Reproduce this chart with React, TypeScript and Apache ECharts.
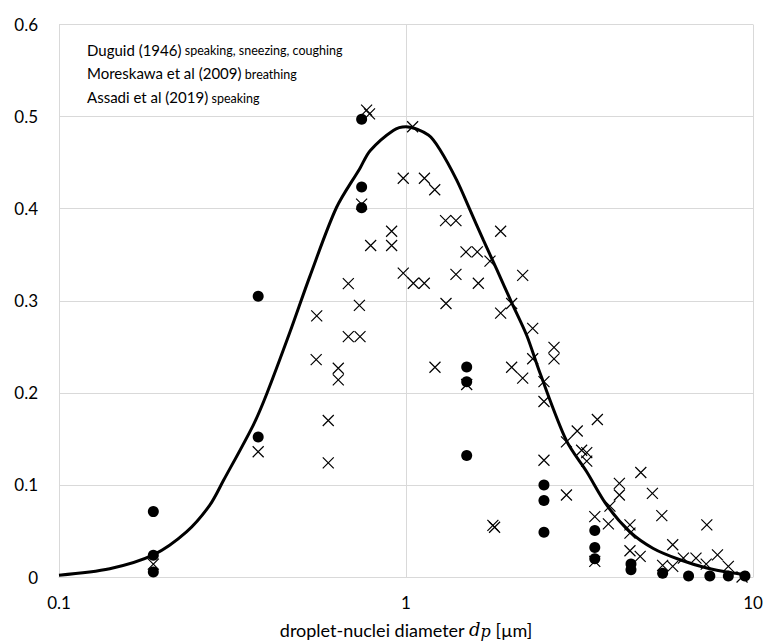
import React, { useEffect, useRef } from "react";
import * as echarts from "echarts";

// Fitted size distribution curve (diameter in µm, fraction)
const curveX = [0.1, 0.14, 0.187, 0.233, 0.272, 0.298, 0.363, 0.397, 0.463, 0.529, 0.63, 0.737, 0.788, 0.919, 1.0, 1.16, 1.253, 1.4, 1.528, 1.67, 1.826, 2.016, 2.23, 2.43, 2.9, 3.32, 3.79, 4.42, 5.16, 6.16, 7.36, 8.76, 9.6];
const curveY = [0.002, 0.009, 0.024, 0.049, 0.078, 0.105, 0.165, 0.199, 0.266, 0.327, 0.401, 0.444, 0.463, 0.485, 0.489, 0.48, 0.464, 0.431, 0.399, 0.366, 0.334, 0.298, 0.262, 0.222, 0.148, 0.114, 0.078, 0.049, 0.031, 0.0187, 0.0097, 0.0043, 0.0025];

// Binned measurements (filled circles)
const dotX = [0.187, 0.187, 0.187, 0.375, 0.375, 0.745, 0.745, 0.745, 1.496, 1.496, 1.496, 2.498, 2.498, 2.498, 3.5, 3.5, 3.5, 4.45, 4.45, 5.49, 6.52, 7.51, 8.49, 9.48];
const dotY = [0.071, 0.0235, 0.0055, 0.305, 0.152, 0.497, 0.4235, 0.401, 0.228, 0.212, 0.132, 0.0998, 0.083, 0.0486, 0.0505, 0.032, 0.0198, 0.014, 0.008, 0.004, 0.001, 0.001, 0.001, 0.001];

// Individual measurements (crosses)
const crossX = [0.187, 0.375, 0.745, 0.77, 0.785, 1.045, 0.982, 1.13, 1.21, 0.909, 0.909, 0.791, 1.3, 1.393, 0.982, 1.05, 1.129, 0.682, 1.874, 1.489, 1.605, 1.746, 1.393, 1.616, 2.169, 1.304, 2.016, 1.874, 2.318, 2.67, 2.67, 2.318, 1.212, 2.016, 2.169, 0.734, 0.553, 0.682, 0.737, 0.551, 0.638, 0.638, 0.597, 0.597, 1.496, 2.498, 2.498, 2.498, 1.78, 1.8, 2.9, 3.115, 2.9, 3.56, 3.207, 3.318, 3.318, 3.5, 3.5, 3.83, 4.12, 4.12, 3.87, 4.75, 5.13, 5.46, 4.42, 4.42, 4.42, 4.73, 5.87, 5.49, 5.87, 6.3, 6.85, 7.36, 7.9, 8.49, 7.33, 9.3];
const crossY = [0.014, 0.136, 0.405, 0.507, 0.503, 0.489, 0.433, 0.433, 0.4205, 0.3755, 0.36, 0.36, 0.387, 0.387, 0.33, 0.319, 0.319, 0.3186, 0.3755, 0.353, 0.353, 0.343, 0.3286, 0.319, 0.3276, 0.297, 0.297, 0.2865, 0.27, 0.2494, 0.2368, 0.237, 0.2278, 0.2278, 0.216, 0.295, 0.2836, 0.261, 0.261, 0.236, 0.2267, 0.214, 0.17, 0.124, 0.209, 0.2122, 0.1906, 0.1268, 0.056, 0.054, 0.089, 0.1586, 0.1467, 0.171, 0.1376, 0.135, 0.1258, 0.0656, 0.017, 0.0577, 0.1016, 0.089, 0.077, 0.1135, 0.0908, 0.0667, 0.0566, 0.0476, 0.0285, 0.0224, 0.035, 0.0126, 0.0115, 0.0205, 0.0205, 0.0566, 0.0241, 0.0115, 0.014, 0.0];

const sources = ["Duguid (1946)", "Moreskawa et al (2009)", "Assadi et al (2019)"];
const activities = ["speaking, sneezing, coughing", "breathing", "speaking"];

const FONT = "Lato, 'Open Sans', sans-serif";
const GRID = "#d9d9d9";

export default function App() {
  const ref = useRef<HTMLDivElement>(null);

  useEffect(() => {
    if (!ref.current) return;
    const chart = echarts.init(ref.current, undefined, { renderer: "svg" });
    const pairs = (xs: number[], ys: number[]) => xs.map((x, i) => [x, ys[i]]);

    chart.setOption({
      animation: false,
      backgroundColor: "#fff",
      textStyle: { fontFamily: FONT },
      grid: { left: 59, right: 13, top: 24.5, bottom: 65 },
      xAxis: {
        type: "log",
        logBase: 10,
        min: 0.1,
        max: 10,
        axisLine: { show: true, lineStyle: { color: GRID, width: 1 } },
        axisTick: { show: false },
        minorTick: { show: false },
        splitLine: { show: true, lineStyle: { color: GRID, width: 1 } },
        axisLabel: { color: "#000", fontSize: 17, fontFamily: FONT, margin: 17 },
        name: "{t|droplet-nuclei diameter }{d|d}{p|p}{t| [µm]}",
        nameLocation: "middle",
        nameGap: 43,
        nameTextStyle: {
          rich: {
            t: { fontSize: 18, fontFamily: FONT, color: "#000" },
            d: { fontSize: 18, fontFamily: "'DejaVu Serif', serif", fontStyle: "italic", color: "#000" },
            p: { fontSize: 16, fontFamily: "'DejaVu Serif', serif", fontStyle: "italic", color: "#000", padding: [3, 0, 0, 0] },
          },
        },
      },
      yAxis: {
        type: "value",
        min: 0,
        max: 0.6,
        interval: 0.1,
        axisLine: { show: true, lineStyle: { color: GRID, width: 1 } },
        axisTick: { show: false },
        splitLine: { show: true, lineStyle: { color: GRID, width: 1 } },
        axisLabel: {
          color: "#000",
          fontSize: 17,
          fontFamily: FONT,
          margin: 21,
          formatter: (v: number) => (v === 0 ? "0" : v.toFixed(1)),
        },
      },
      graphic: sources.map((s, i) => ({
        type: "text",
        x: 87,
        y: [47.5, 71, 95][i],
        style: {
          text: `{a|${s}} {b|${activities[i]}}`,
          verticalAlign: "middle",
          rich: {
            a: { fontSize: 15, fontFamily: FONT, fill: "#000", verticalAlign: "bottom", lineHeight: 19 },
            b: { fontSize: 12.5, fontFamily: FONT, fill: "#000", verticalAlign: "bottom", lineHeight: 19 },
          },
        },
      })),
      series: [
        {
          type: "scatter",
          name: "crosses",
          data: pairs(crossX, crossY),
          symbol: "path://M0,0L10,10M10,0L0,10",
          symbolSize: 11,
          itemStyle: { color: "transparent", borderColor: "#000", borderWidth: 1.2, opacity: 1 },
          z: 2,
        },
        {
          type: "line",
          name: "fit",
          data: pairs(curveX, curveY),
          smooth: 0.3,
          showSymbol: false,
          lineStyle: { color: "#000", width: 3 },
          z: 3,
        },
        {
          type: "scatter",
          name: "dots",
          data: pairs(dotX, dotY),
          symbol: "circle",
          symbolSize: 11,
          itemStyle: { color: "#000", opacity: 1 },
          z: 4,
        },
      ],
    });
    return () => chart.dispose();
  }, []);

  return (
    <div
      ref={ref}
      style={{ position: "fixed", left: 0, top: 0, width: 766, height: 644, background: "#fff" }}
    />
  );
}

# [TASK BRIEF]
Find the word "React" in the data and show each line that holds it.

# [RESPONSE]
Reproduce this chart with React, TypeScript and Apache ECharts.
import React, { useEffect, useRef } from "react";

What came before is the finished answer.